***** DATA EXCERPT
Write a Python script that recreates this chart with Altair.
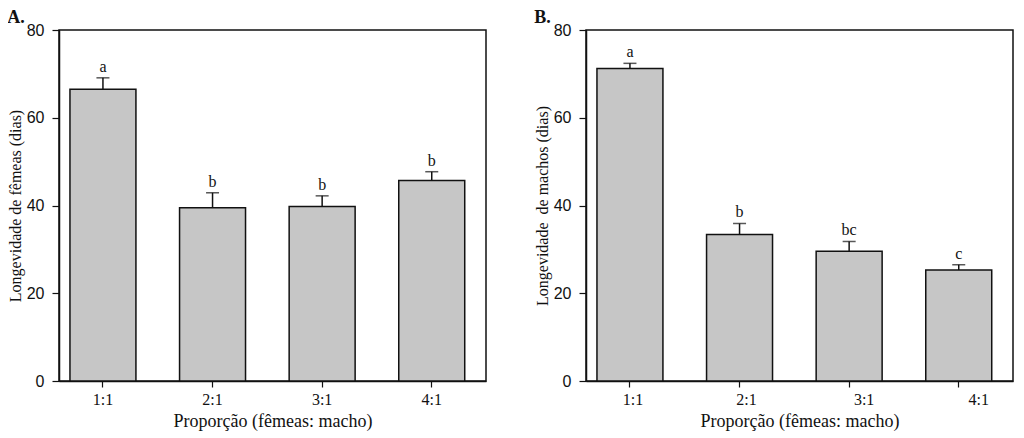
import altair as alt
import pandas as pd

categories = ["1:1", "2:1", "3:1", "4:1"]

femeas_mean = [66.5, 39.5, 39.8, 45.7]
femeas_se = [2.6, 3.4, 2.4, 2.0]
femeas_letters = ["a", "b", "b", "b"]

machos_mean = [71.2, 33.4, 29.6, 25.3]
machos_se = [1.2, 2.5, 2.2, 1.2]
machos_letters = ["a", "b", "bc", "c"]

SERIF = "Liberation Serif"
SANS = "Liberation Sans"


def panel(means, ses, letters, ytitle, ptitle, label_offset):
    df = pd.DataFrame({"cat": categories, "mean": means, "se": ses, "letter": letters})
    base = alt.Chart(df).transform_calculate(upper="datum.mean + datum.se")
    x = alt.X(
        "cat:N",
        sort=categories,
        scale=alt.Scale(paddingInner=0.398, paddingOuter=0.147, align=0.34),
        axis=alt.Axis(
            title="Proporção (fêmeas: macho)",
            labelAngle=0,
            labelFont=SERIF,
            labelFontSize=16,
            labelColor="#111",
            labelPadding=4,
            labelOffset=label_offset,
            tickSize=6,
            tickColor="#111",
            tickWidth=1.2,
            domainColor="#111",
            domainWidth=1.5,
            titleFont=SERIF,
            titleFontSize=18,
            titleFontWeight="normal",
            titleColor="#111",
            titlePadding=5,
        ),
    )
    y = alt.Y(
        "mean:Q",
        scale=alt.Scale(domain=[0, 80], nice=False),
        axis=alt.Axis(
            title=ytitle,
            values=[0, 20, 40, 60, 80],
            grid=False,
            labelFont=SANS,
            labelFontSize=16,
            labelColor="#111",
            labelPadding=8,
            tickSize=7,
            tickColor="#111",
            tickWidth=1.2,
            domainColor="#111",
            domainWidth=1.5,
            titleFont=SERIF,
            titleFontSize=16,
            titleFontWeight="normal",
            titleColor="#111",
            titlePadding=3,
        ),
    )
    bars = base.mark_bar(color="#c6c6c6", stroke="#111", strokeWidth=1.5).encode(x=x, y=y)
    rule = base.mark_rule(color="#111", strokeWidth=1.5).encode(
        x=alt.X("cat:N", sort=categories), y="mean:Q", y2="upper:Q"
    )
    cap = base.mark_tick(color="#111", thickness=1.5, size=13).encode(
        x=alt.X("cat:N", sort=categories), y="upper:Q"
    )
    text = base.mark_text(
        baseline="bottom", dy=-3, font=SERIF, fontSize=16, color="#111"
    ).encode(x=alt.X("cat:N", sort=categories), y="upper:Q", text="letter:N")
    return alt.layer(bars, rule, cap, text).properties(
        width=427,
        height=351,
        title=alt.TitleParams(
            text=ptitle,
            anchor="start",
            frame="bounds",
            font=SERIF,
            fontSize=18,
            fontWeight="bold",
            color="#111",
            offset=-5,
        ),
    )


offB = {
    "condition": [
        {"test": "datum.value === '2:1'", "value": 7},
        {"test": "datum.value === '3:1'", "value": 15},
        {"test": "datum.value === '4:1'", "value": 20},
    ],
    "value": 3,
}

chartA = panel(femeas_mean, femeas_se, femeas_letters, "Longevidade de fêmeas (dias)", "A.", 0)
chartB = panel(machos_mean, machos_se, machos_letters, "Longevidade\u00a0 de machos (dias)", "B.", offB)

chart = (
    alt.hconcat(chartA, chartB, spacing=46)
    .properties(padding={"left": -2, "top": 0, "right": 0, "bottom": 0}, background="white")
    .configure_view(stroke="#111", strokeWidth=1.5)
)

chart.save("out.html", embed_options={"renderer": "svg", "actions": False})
**********
> _WRITTEN EXERCISE_
Reproduce the material above in full, exactly, with no images.

> _FINISHED TASK_
Write a Python script that recreates this chart with Altair.
import altair as alt
import pandas as pd

categories = ["1:1", "2:1", "3:1", "4:1"]

femeas_mean = [66.5, 39.5, 39.8, 45.7]
femeas_se = [2.6, 3.4, 2.4, 2.0]
femeas_letters = ["a", "b", "b", "b"]

machos_mean = [71.2, 33.4, 29.6, 25.3]
machos_se = [1.2, 2.5, 2.2, 1.2]
machos_letters = ["a", "b", "bc", "c"]

SERIF = "Liberation Serif"
SANS = "Liberation Sans"


def panel(means, ses, letters, ytitle, ptitle, label_offset):
    df = pd.DataFrame({"cat": categories, "mean": means, "se": ses, "letter": letters})
    base = alt.Chart(df).transform_calculate(upper="datum.mean + datum.se")
    x = alt.X(
        "cat:N",
        sort=categories,
        scale=alt.Scale(paddingInner=0.398, paddingOuter=0.147, align=0.34),
        axis=alt.Axis(
            title="Proporção (fêmeas: macho)",
            labelAngle=0,
            labelFont=SERIF,
            labelFontSize=16,
            labelColor="#111",
            labelPadding=4,
            labelOffset=label_offset,
            tickSize=6,
            tickColor="#111",
            tickWidth=1.2,
            domainColor="#111",
            domainWidth=1.5,
            titleFont=SERIF,
            titleFontSize=18,
            titleFontWeight="normal",
            titleColor="#111",
            titlePadding=5,
        ),
    )
    y = alt.Y(
        "mean:Q",
        scale=alt.Scale(domain=[0, 80], nice=False),
        axis=alt.Axis(
            title=ytitle,
            values=[0, 20, 40, 60, 80],
            grid=False,
            labelFont=SANS,
            labelFontSize=16,
            labelColor="#111",
            labelPadding=8,
            tickSize=7,
            tickColor="#111",
            tickWidth=1.2,
            domainColor="#111",
            domainWidth=1.5,
            titleFont=SERIF,
            titleFontSize=16,
            titleFontWeight="normal",
            titleColor="#111",
            titlePadding=3,
        ),
    )
    bars = base.mark_bar(color="#c6c6c6", stroke="#111", strokeWidth=1.5).encode(x=x, y=y)
    rule = base.mark_rule(color="#111", strokeWidth=1.5).encode(
        x=alt.X("cat:N", sort=categories), y="mean:Q", y2="upper:Q"
    )
    cap = base.mark_tick(color="#111", thickness=1.5, size=13).encode(
        x=alt.X("cat:N", sort=categories), y="upper:Q"
    )
    text = base.mark_text(
        baseline="bottom", dy=-3, font=SERIF, fontSize=16, color="#111"
    ).encode(x=alt.X("cat:N", sort=categories), y="upper:Q", text="letter:N")
    return alt.layer(bars, rule, cap, text).properties(
        width=427,
        height=351,
        title=alt.TitleParams(
            text=ptitle,
            anchor="start",
            frame="bounds",
            font=SERIF,
            fontSize=18,
            fontWeight="bold",
            color="#111",
            offset=-5,
        ),
    )


offB = {
    "condition": [
        {"test": "datum.value === '2:1'", "value": 7},
        {"test": "datum.value === '3:1'", "value": 15},
        {"test": "datum.value === '4:1'", "value": 20},
    ],
    "value": 3,
}

chartA = panel(femeas_mean, femeas_se, femeas_letters, "Longevidade de fêmeas (dias)", "A.", 0)
chartB = panel(machos_mean, machos_se, machos_letters, "Longevidade\u00a0 de machos (dias)", "B.", offB)

chart = (
    alt.hconcat(chartA, chartB, spacing=46)
    .properties(padding={"left": -2, "top": 0, "right": 0, "bottom": 0}, background="white")
    .configure_view(stroke="#111", strokeWidth=1.5)
)

chart.save("out.html", embed_options={"renderer": "svg", "actions": False})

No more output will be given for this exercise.